I like giving that talk because Django apparently has something of a reputation for security, and it’s good to talk about how you can build a good reputation while still making mistakes. When I gave the tutorial at PyCon 2017, I crunched the numbers and found that Django had averaged one security issue or advisory every 66 days over the preceding eleven years. For the record, I think the good reputation mostly stems from our having public security policies; responding quickly to reported issues; and the amount of work that’s gone into Django itself to try to protect you out of the box from some of the most common security issues in web applications, and to fix any mistakes the Django team makes in the framework itself. We fall down, a lot, and what matters most is that we get back up and learn from it.

Mistakes are opportunities to learn and grow, and that’s the way we should talk about them. Even when I make “silly” mistakes like forgetting how filters work in a Django template, there’s something I can learn from that: have the documentation open while I’m working! Especially if I’m working on something I don’t do often, like writing templates. And these days, I do that: even though I’ve literally written books on how to use Django, I still always have at least a couple tabs open to Python or Django documentation while I’m writing code, because I’m human and I forget things sometimes.

And that really is the lesson I want to get across today.

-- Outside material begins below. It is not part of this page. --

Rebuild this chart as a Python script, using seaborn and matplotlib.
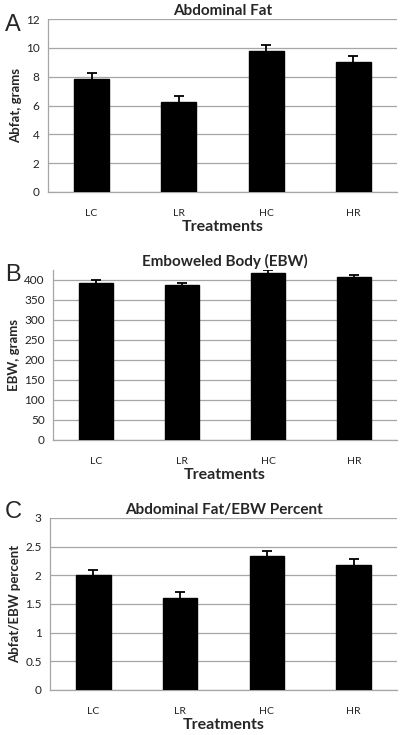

Your feeling about yourself as a programmer should not depend on never making a mistake. You’re human, as are we all, and we all mess up from time to time. Sometimes we even forget really basic things that make us feel embarrassed afterward; I certainly do that. But feeling embarrassed, or stupid, or unqualified, even though it’s natural, needs to not be the only response. Everybody makes mistakes. What marks the good people is how they react and learn afterward.